TASK TO CARRY OUT
Go through the data and copy every line exactly, but not the images.

DATA SEGMENT
....

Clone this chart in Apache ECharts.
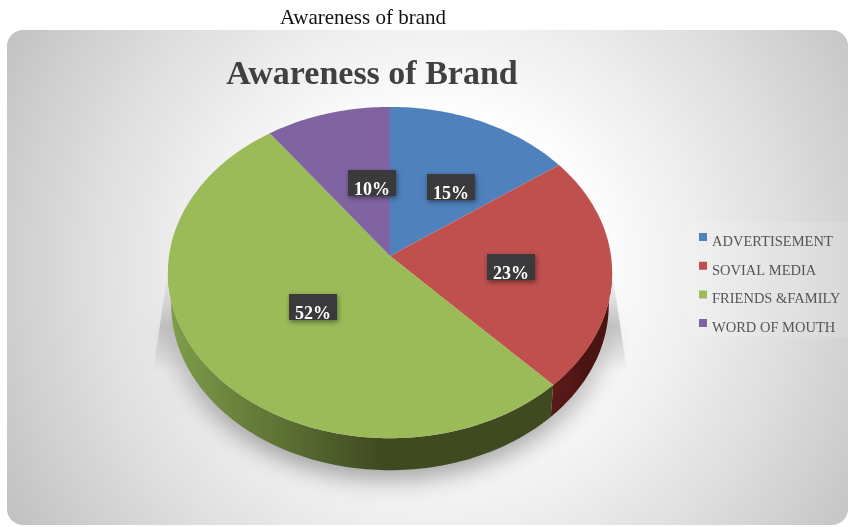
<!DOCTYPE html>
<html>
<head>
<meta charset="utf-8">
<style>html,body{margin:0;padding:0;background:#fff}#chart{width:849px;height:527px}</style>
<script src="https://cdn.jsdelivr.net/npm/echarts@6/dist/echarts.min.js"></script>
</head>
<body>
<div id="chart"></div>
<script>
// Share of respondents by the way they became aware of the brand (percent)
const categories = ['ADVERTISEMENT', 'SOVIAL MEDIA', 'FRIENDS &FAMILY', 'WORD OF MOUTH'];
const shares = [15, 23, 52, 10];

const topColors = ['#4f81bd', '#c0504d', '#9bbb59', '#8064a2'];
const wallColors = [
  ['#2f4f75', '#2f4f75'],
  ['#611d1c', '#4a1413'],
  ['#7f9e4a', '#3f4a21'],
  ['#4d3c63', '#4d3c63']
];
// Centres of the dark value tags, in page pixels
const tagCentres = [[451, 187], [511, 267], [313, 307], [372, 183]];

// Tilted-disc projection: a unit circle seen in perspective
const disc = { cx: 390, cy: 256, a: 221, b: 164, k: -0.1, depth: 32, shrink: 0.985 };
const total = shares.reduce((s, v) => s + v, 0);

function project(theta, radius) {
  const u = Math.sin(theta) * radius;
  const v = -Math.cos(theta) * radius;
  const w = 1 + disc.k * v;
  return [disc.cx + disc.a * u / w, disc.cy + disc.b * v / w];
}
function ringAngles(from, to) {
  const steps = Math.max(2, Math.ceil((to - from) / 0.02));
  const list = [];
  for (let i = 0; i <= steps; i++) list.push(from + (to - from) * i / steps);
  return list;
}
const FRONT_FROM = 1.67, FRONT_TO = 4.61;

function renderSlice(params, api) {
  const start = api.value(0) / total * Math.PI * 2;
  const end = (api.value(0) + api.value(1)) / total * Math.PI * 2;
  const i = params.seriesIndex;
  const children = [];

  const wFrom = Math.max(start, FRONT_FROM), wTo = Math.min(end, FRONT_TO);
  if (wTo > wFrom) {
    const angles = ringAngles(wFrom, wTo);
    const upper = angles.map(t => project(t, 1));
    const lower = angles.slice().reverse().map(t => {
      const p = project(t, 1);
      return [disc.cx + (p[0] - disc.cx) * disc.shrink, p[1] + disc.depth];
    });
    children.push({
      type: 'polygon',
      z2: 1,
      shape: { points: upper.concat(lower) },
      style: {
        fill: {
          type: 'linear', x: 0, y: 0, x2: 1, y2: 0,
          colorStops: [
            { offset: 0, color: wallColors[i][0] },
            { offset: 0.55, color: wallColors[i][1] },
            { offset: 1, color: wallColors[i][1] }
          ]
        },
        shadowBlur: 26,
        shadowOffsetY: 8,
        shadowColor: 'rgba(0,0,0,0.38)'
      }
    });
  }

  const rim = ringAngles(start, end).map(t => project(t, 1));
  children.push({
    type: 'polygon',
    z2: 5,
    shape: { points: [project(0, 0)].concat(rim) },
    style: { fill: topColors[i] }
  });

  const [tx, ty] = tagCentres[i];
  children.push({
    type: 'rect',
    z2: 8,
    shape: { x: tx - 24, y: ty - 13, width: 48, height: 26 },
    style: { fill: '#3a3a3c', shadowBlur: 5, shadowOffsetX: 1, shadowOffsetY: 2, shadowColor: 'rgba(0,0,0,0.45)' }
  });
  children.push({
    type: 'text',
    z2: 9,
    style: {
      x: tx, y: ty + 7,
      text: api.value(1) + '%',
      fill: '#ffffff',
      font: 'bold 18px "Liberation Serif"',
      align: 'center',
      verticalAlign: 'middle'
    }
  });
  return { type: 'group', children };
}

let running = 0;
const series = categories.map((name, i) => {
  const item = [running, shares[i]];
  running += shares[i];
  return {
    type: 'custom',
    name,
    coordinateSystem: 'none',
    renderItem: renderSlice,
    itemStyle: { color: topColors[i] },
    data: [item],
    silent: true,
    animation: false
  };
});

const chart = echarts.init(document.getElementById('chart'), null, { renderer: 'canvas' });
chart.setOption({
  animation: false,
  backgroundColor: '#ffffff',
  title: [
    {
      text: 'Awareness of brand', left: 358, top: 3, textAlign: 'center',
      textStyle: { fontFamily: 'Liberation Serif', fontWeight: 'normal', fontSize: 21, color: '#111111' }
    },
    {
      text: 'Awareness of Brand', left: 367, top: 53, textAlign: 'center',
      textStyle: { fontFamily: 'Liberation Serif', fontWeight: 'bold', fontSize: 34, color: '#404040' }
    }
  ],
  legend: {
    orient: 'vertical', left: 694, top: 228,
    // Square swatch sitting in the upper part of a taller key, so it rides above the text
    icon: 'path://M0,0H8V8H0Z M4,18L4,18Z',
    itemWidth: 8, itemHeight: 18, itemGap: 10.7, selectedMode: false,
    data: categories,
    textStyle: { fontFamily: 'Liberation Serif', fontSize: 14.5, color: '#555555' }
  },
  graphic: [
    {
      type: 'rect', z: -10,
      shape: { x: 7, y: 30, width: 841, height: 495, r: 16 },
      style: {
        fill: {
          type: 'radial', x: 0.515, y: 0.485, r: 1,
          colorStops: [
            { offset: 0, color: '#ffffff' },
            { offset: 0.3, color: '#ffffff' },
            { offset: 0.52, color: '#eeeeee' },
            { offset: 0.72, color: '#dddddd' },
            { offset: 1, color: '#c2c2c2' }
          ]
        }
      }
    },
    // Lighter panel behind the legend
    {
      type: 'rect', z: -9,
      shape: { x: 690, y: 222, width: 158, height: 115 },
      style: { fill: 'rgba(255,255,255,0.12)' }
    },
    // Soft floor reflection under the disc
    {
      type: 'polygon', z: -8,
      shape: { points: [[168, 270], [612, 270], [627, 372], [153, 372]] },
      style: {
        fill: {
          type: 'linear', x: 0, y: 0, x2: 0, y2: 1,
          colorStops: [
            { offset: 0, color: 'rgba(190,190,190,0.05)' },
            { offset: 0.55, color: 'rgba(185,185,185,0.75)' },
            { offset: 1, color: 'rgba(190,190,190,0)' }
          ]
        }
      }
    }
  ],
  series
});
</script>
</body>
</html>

....

TASK RESPONSE
Clone this chart in Apache ECharts.
<!DOCTYPE html>
<html>
<head>
<meta charset="utf-8">
<style>html,body{margin:0;padding:0;background:#fff}#chart{width:849px;height:527px}</style>
<script src="https://cdn.jsdelivr.net/npm/echarts@6/dist/echarts.min.js"></script>
</head>
<body>
<div id="chart"></div>
<script>
// Share of respondents by the way they became aware of the brand (percent)
const categories = ['ADVERTISEMENT', 'SOVIAL MEDIA', 'FRIENDS &FAMILY', 'WORD OF MOUTH'];
const shares = [15, 23, 52, 10];

const topColors = ['#4f81bd', '#c0504d', '#9bbb59', '#8064a2'];
const wallColors = [
  ['#2f4f75', '#2f4f75'],
  ['#611d1c', '#4a1413'],
  ['#7f9e4a', '#3f4a21'],
  ['#4d3c63', '#4d3c63']
];
// Centres of the dark value tags, in page pixels
const tagCentres = [[451, 187], [511, 267], [313, 307], [372, 183]];

// Tilted-disc projection: a unit circle seen in perspective
const disc = { cx: 390, cy: 256, a: 221, b: 164, k: -0.1, depth: 32, shrink: 0.985 };
const total = shares.reduce((s, v) => s + v, 0);

function project(theta, radius) {
  const u = Math.sin(theta) * radius;
  const v = -Math.cos(theta) * radius;
  const w = 1 + disc.k * v;
  return [disc.cx + disc.a * u / w, disc.cy + disc.b * v / w];
}
function ringAngles(from, to) {
  const steps = Math.max(2, Math.ceil((to - from) / 0.02));
  const list = [];
  for (let i = 0; i <= steps; i++) list.push(from + (to - from) * i / steps);
  return list;
}
const FRONT_FROM = 1.67, FRONT_TO = 4.61;

function renderSlice(params, api) {
  const start = api.value(0) / total * Math.PI * 2;
  const end = (api.value(0) + api.value(1)) / total * Math.PI * 2;
  const i = params.seriesIndex;
  const children = [];

  const wFrom = Math.max(start, FRONT_FROM), wTo = Math.min(end, FRONT_TO);
  if (wTo > wFrom) {
    const angles = ringAngles(wFrom, wTo);
    const upper = angles.map(t => project(t, 1));
    const lower = angles.slice().reverse().map(t => {
      const p = project(t, 1);
      return [disc.cx + (p[0] - disc.cx) * disc.shrink, p[1] + disc.depth];
    });
    children.push({
      type: 'polygon',
      z2: 1,
      shape: { points: upper.concat(lower) },
      style: {
        fill: {
          type: 'linear', x: 0, y: 0, x2: 1, y2: 0,
          colorStops: [
            { offset: 0, color: wallColors[i][0] },
            { offset: 0.55, color: wallColors[i][1] },
            { offset: 1, color: wallColors[i][1] }
          ]
        },
        shadowBlur: 26,
        shadowOffsetY: 8,
        shadowColor: 'rgba(0,0,0,0.38)'
      }
    });
  }

  const rim = ringAngles(start, end).map(t => project(t, 1));
  children.push({
    type: 'polygon',
    z2: 5,
    shape: { points: [project(0, 0)].concat(rim) },
    style: { fill: topColors[i] }
  });

  const [tx, ty] = tagCentres[i];
  children.push({
    type: 'rect',
    z2: 8,
    shape: { x: tx - 24, y: ty - 13, width: 48, height: 26 },
    style: { fill: '#3a3a3c', shadowBlur: 5, shadowOffsetX: 1, shadowOffsetY: 2, shadowColor: 'rgba(0,0,0,0.45)' }
  });
  children.push({
    type: 'text',
    z2: 9,
    style: {
      x: tx, y: ty + 7,
      text: api.value(1) + '%',
      fill: '#ffffff',
      font: 'bold 18px "Liberation Serif"',
      align: 'center',
      verticalAlign: 'middle'
    }
  });
  return { type: 'group', children };
}

let running = 0;
const series = categories.map((name, i) => {
  const item = [running, shares[i]];
  running += shares[i];
  return {
    type: 'custom',
    name,
    coordinateSystem: 'none',
    renderItem: renderSlice,
    itemStyle: { color: topColors[i] },
    data: [item],
    silent: true,
    animation: false
  };
});

const chart = echarts.init(document.getElementById('chart'), null, { renderer: 'canvas' });
chart.setOption({
  animation: false,
  backgroundColor: '#ffffff',
  title: [
    {
      text: 'Awareness of brand', left: 358, top: 3, textAlign: 'center',
      textStyle: { fontFamily: 'Liberation Serif', fontWeight: 'normal', fontSize: 21, color: '#111111' }
    },
    {
      text: 'Awareness of Brand', left: 367, top: 53, textAlign: 'center',
      textStyle: { fontFamily: 'Liberation Serif', fontWeight: 'bold', fontSize: 34, color: '#404040' }
    }
  ],
  legend: {
    orient: 'vertical', left: 694, top: 228,
    // Square swatch sitting in the upper part of a taller key, so it rides above the text
    icon: 'path://M0,0H8V8H0Z M4,18L4,18Z',
    itemWidth: 8, itemHeight: 18, itemGap: 10.7, selectedMode: false,
    data: categories,
    textStyle: { fontFamily: 'Liberation Serif', fontSize: 14.5, color: '#555555' }
  },
  graphic: [
    {
      type: 'rect', z: -10,
      shape: { x: 7, y: 30, width: 841, height: 495, r: 16 },
      style: {
        fill: {
          type: 'radial', x: 0.515, y: 0.485, r: 1,
          colorStops: [
            { offset: 0, color: '#ffffff' },
            { offset: 0.3, color: '#ffffff' },
            { offset: 0.52, color: '#eeeeee' },
            { offset: 0.72, color: '#dddddd' },
            { offset: 1, color: '#c2c2c2' }
          ]
        }
      }
    },
    // Lighter panel behind the legend
    {
      type: 'rect', z: -9,
      shape: { x: 690, y: 222, width: 158, height: 115 },
      style: { fill: 'rgba(255,255,255,0.12)' }
    },
    // Soft floor reflection under the disc
    {
      type: 'polygon', z: -8,
      shape: { points: [[168, 270], [612, 270], [627, 372], [153, 372]] },
      style: {
        fill: {
          type: 'linear', x: 0, y: 0, x2: 0, y2: 1,
          colorStops: [
            { offset: 0, color: 'rgba(190,190,190,0.05)' },
            { offset: 0.55, color: 'rgba(185,185,185,0.75)' },
            { offset: 1, color: 'rgba(190,190,190,0)' }
          ]
        }
      }
    }
  ],
  series
});
</script>
</body>
</html>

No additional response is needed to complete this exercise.